A cynic would point out here that Substack takes a ten-percent cut from Substackers' paid subscriptions, so McKenzie has an obvious and direct financial incentive to muddy the underlying issues to rationalize making money off of Nazis.

At this point I wish to bend over backwards to emphasize that McKenzie and Substack have every right, legally, to make money off of Nazis. Just as I have every right to leave Substack over Substack's idiotic policies. At issue here is not what McKenzie and Substack are legally obligated to do, but what, in my view, they are morally obligated to do. Those are two very different issues. In my view, McKenzie and Substack (arguably) are acting immorally by platforming Nazis, and they have every legal right to platform Nazis. See how easy it is for any honest person to clearly see the difference between censorship and private content moderation?

Notably, in his post, McKenzie does not make the only argument that I would have considered reasonable: that content moderation is too difficult or costly to implement. I would have had a lot more respect for McKenzie if he had just said something like, "Look, it sucks to have Nazis using our platform to spread hate speech and make money, but we just don't want to spend the resources to implement content moderation or to deal with the inevitable difficult marginal cases. So letting the Nazis on our platform is just the price that we are willing to pay and that we ask our other Substackers to accept." I still would have been happy to have left Substack, but at least I would not think of McKenzie as a dishonest toad.
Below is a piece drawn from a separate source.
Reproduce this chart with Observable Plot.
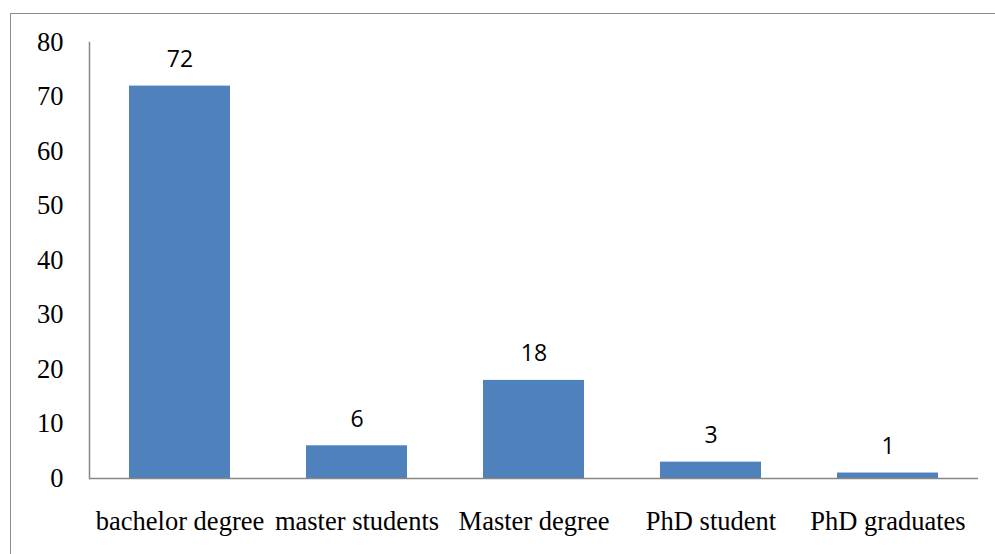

McKenzie does weakly attempt another argument: Restricting Nazi speech is bad. He writes, "[H]istory shows that censorship is most potently used by the powerful to silence the powerless." Okay, but . . . again, we are talking about private content moderation, not censorship. Yet Ted Gioia, whom McKenzie cites for this point, is talking about things like "the Spanish Inquisition to the French Committee for Public Safety to the Soviet gulags and beyond." Yes, disallowing Nazis on your private platform is just like running a Soviet gulag, you might say if you are a complete moron or a dishonest hack.

We could ask a subsidiary question of whether private content moderation to keep out Nazis is a bad thing. Well, do you think the New York Times or CNN or any other serious news outlet should give "equal space" (or any space) to Nazis to express their views on Jews? Or do you think that would be obviously stupid? If you do not think the local newspaper is "censoring" Nazis by not paying (or asking) Nazis to write a regular column for that publication, then, if you are a reasonable person, you also do not think that Substack would be "censoring" Nazis by disallowing pro-Nazi content on its platform. Come on now, people. Let's be serious.

You might argue that Substack is substantially different from a newspaper, and so Substack, unlike a newspaper, should not exercise (much) private content moderation. Fine. Make that argument. Just don't hide behind the bogus claim that private content moderation is censorship.

Ken White and Elizabeth Nolan Brown also have reasonable things to say about all this.